AdaBoost has been considered one of the best classifiers ever developed, but two important problems have not yet been addressed. The first is the dependency on the ``weak" learner, and the second is the failure to maintain the performance of learners with small error rates (i.e. ``strong" learners). To solve the first problem, this work proposes using a different learner in each iteration - known as AdaBoost Dynamic (AD) - thereby ensuring that the performance of the algorithm is almost equal to that of the best ``weak" learner executed with AdaBoost.M1. The work then further modifies the procedure to vary the learner in each iteration, in order to locate the learner with the smallest error rate in its training data. This is done using the same weight calculation as in the original AdaBoost; this version is known as AdaBoost Dynamic with Exponential Loss (AB-EL). The results were poor, because AdaBoost does not perform well with strong learners, so, in this sense, the work confirmed previous works' results. To determine how to improve the performance, the weight calculation is modified to use the sigmoid function with algorithm output being the derivative of the same sigmoid function, rather than the logistic regression weight calculation originally used by AdaBoost; this version is known as AdaBoost Dynamic with Logistic Loss (AB-DL). This work presents the convergence proof that binomial weight calculation works, and that this approach improves the results for the strong learner, both theoretically and empirically. AB-DL also has some disadvantages, like the search for the ``best" classifier and that this search reduces the diversity among the classifiers.
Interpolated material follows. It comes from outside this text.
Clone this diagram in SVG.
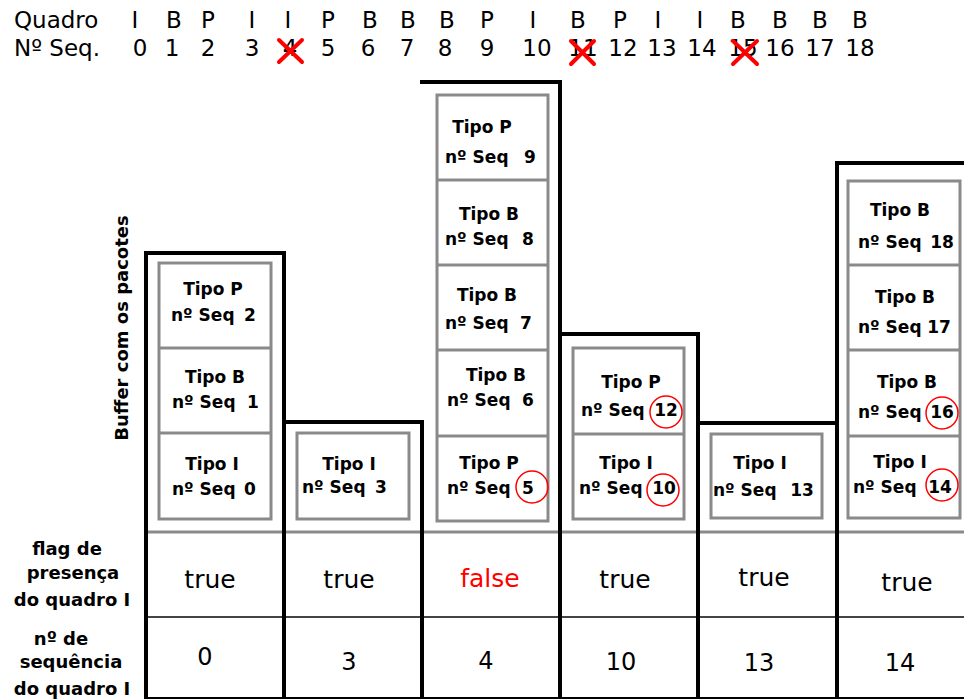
<svg xmlns="http://www.w3.org/2000/svg" width="964" height="699" viewBox="0 0 964 699">
<style>
text{font-family:"DejaVu Sans","Liberation Sans",sans-serif;fill:#000}
.h{font-size:23px;text-anchor:middle}
.hl{font-size:23px}
.p{font-size:17px;font-weight:bold}
.pc{font-size:17px;font-weight:bold;text-anchor:middle}
.num{text-anchor:middle}
.lab{font-size:18px;font-weight:bold;text-anchor:middle}
.v{font-size:25px;text-anchor:middle}
.n{font-size:24px;text-anchor:middle}
.box{fill:none;stroke:#8a8a8a;stroke-width:3}
.div{stroke:#8a8a8a;stroke-width:3}
.thick{fill:none;stroke:#000;stroke-width:4;stroke-linecap:square}
.circ{fill:none;stroke:#ff0000;stroke-width:1.5}
.x{stroke:#ff0000;stroke-width:4;stroke-linecap:round}
</style>
<rect width="964" height="699" fill="#fff"/>
<g id="header">
<text class="hl" x="14" y="28">Quadro</text>
<text class="hl" x="14" y="56">Nº Seq.</text>
<text class="h" x="135" y="28">I</text><text class="h" x="174" y="28">B</text><text class="h" x="208" y="28">P</text><text class="h" x="252" y="28">I</text><text class="h" x="288" y="28">I</text><text class="h" x="328" y="28">P</text><text class="h" x="370" y="28">B</text><text class="h" x="408" y="28">B</text><text class="h" x="447" y="28">B</text><text class="h" x="487" y="28">P</text><text class="h" x="533" y="28">I</text><text class="h" x="578" y="28">B</text><text class="h" x="620" y="28">P</text><text class="h" x="658" y="28">I</text><text class="h" x="700" y="28">I</text><text class="h" x="738" y="28">B</text><text class="h" x="780" y="28">B</text><text class="h" x="820" y="28">B</text><text class="h" x="860" y="28">B</text>
<text class="h" x="140" y="56">0</text><text class="h" x="172" y="56">1</text><text class="h" x="208" y="56">2</text><text class="h" x="252" y="56">3</text><text class="h" x="290" y="56">4</text><text class="h" x="328" y="56">5</text><text class="h" x="368" y="56">6</text><text class="h" x="407" y="56">7</text><text class="h" x="445" y="56">8</text><text class="h" x="487" y="56">9</text><text class="h" x="537" y="56">10</text><text class="h" x="583" y="56">11</text><text class="h" x="623" y="56">12</text><text class="h" x="662" y="56">13</text><text class="h" x="702" y="56">14</text><text class="h" x="743" y="56">15</text><text class="h" x="780" y="56">16</text><text class="h" x="820" y="56">17</text><text class="h" x="860" y="56">18</text>
<path class="x" d="M279,40 L302,62 M302,40 L279,62"/>
<path class="x" d="M571,41 L594,64 M594,41 L571,64"/>
<path class="x" d="M733,41 L757,64 M757,41 L733,64"/>
</g>
<g id="labels">
<text class="lab" transform="translate(128,328) rotate(-90)">Buffer com os pacotes</text>
<text class="lab" x="67" y="555">flag de</text>
<text class="lab" x="73" y="579">presença</text>
<text class="lab" x="72" y="606">do quadro I</text>
<text class="lab" x="61" y="645">nº de</text>
<text class="lab" x="71" y="668">sequência</text>
<text class="lab" x="72" y="695">do quadro I</text>
</g>
<g id="grid">
<line x1="146" y1="532" x2="964" y2="532" stroke="#8a8a8a" stroke-width="3"/>
<line x1="146" y1="617" x2="964" y2="617" stroke="#444" stroke-width="2"/>
<line x1="146" y1="698" x2="964" y2="698" stroke="#000" stroke-width="2"/>
<path class="thick" d="M146,699 V253 H284 V699 M284,422 H422 V699 M422,82 H560 V699 M560,334 H698 V699 M698,423 H837 V699 M837,163 H964"/>
<line x1="837" y1="163" x2="837" y2="423" stroke="#000" stroke-width="4"/>
</g>
<g id="col1">
<rect class="box" x="159" y="263" width="112" height="256"/>
<line class="div" x1="159" y1="348" x2="271" y2="348"/>
<line class="div" x1="159" y1="433" x2="271" y2="433"/>
<text class="pc" x="213" y="295">Tipo P</text><text class="p" x="171" y="321">nº Seq <tspan class="num" x="250">2</tspan></text>
<text class="pc" x="215" y="383">Tipo B</text><text class="p" x="172" y="408">nº Seq <tspan class="num" x="253">1</tspan></text>
<text class="pc" x="212" y="470">Tipo I</text><text class="p" x="172" y="495">nº Seq <tspan class="num" x="250">0</tspan></text>
</g>
<g id="col2">
<rect class="box" x="297" y="433" width="112" height="86"/>
<text class="pc" x="349" y="470">Tipo I</text><text class="p" x="302" y="493">nº Seq <tspan class="num" x="381">3</tspan></text>
</g>
<g id="col3">
<rect class="box" x="437" y="95" width="111" height="426"/>
<line class="div" x1="437" y1="180" x2="548" y2="180"/>
<line class="div" x1="437" y1="265" x2="548" y2="265"/>
<line class="div" x1="437" y1="350" x2="548" y2="350"/>
<line class="div" x1="437" y1="436" x2="548" y2="436"/>
<text class="pc" x="482" y="133">Tipo P</text><text class="p" x="445" y="163">nº Seq <tspan class="num" x="530">9</tspan></text>
<text class="pc" x="489" y="220">Tipo B</text><text class="p" x="445" y="245">nº Seq <tspan class="num" x="528">8</tspan></text>
<text class="pc" x="487" y="301">Tipo B</text><text class="p" x="445" y="329">nº Seq <tspan class="num" x="526">7</tspan></text>
<text class="pc" x="496" y="381">Tipo B</text><text class="p" x="447" y="406">nº Seq <tspan class="num" x="528">6</tspan></text>
<text class="pc" x="489" y="469">Tipo P</text><text class="p" x="447" y="494">nº Seq <tspan class="num" x="528">5</tspan></text>
<circle class="circ" cx="532" cy="487" r="16"/>
</g>
<g id="col4">
<rect class="box" x="573" y="348" width="111" height="171"/>
<line class="div" x1="573" y1="434" x2="684" y2="434"/>
<text class="pc" x="631" y="388">Tipo P</text><text class="p" x="581" y="416">nº Seq <tspan class="num" x="666">12</tspan></text>
<text class="pc" x="626" y="469">Tipo I</text><text class="p" x="579" y="494">nº Seq <tspan class="num" x="664">10</tspan></text>
<circle class="circ" cx="666" cy="412" r="16"/>
<circle class="circ" cx="663" cy="490" r="16"/>
</g>
<g id="col5">
<rect class="box" x="711" y="434" width="111" height="84"/>
<text class="pc" x="760" y="469">Tipo I</text><text class="p" x="713" y="496">nº Seq <tspan class="num" x="802">13</tspan></text>
</g>
<g id="col6">
<rect class="box" x="848" y="181" width="112" height="337"/>
<line class="div" x1="848" y1="265" x2="960" y2="265"/>
<line class="div" x1="848" y1="350" x2="960" y2="350"/>
<line class="div" x1="848" y1="436" x2="960" y2="436"/>
<text class="pc" x="900" y="216">Tipo B</text><text class="p" x="858" y="248">nº Seq <tspan class="num" x="942">18</tspan></text>
<text class="pc" x="905" y="303">Tipo B</text><text class="p" x="858" y="333">nº Seq <tspan class="num" x="939">17</tspan></text>
<text class="pc" x="907" y="388">Tipo B</text><text class="p" x="858" y="418">nº Seq <tspan class="num" x="942">16</tspan></text>
<text class="pc" x="900" y="468">Tipo I</text><text class="p" x="853" y="493">nº Seq <tspan class="num" x="940">14</tspan></text>
<circle class="circ" cx="942" cy="413" r="16"/>
<circle class="circ" cx="942" cy="485" r="16"/>
</g>
<g id="table">
<text class="v" x="210" y="588">true</text>
<text class="v" x="349" y="588">true</text>
<text class="v" x="490" y="587" style="fill:#ff0000">false</text>
<text class="v" x="625" y="588">true</text>
<text class="v" x="764" y="586">true</text>
<text class="v" x="907" y="591">true</text>
<text class="n" x="205" y="665">0</text>
<text class="n" x="349" y="670">3</text>
<text class="n" x="486" y="669">4</text>
<text class="n" x="621" y="670">10</text>
<text class="n" x="759" y="671">13</text>
<text class="n" x="900" y="671">14</text>
</g>
</svg>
In order to attack these issues, another algorithm is proposed that combines AD ``weak" leaner execution policy with a small modification of AB-DL's weight calculation, called AdaBoost Dynamic with Added Cost (AD-AC). AD-AC also has a theoretical upper bound error, and the algorithm offers a small accuracy improvement when compared with AB-DL, and traditional AdaBoost approaches. Lastly, this work also adapts AD-AC's weight calculation approach to deal with data stream problem, where classifiers must deal with very large data sets (in the order of millions of instances), and limited memory availability.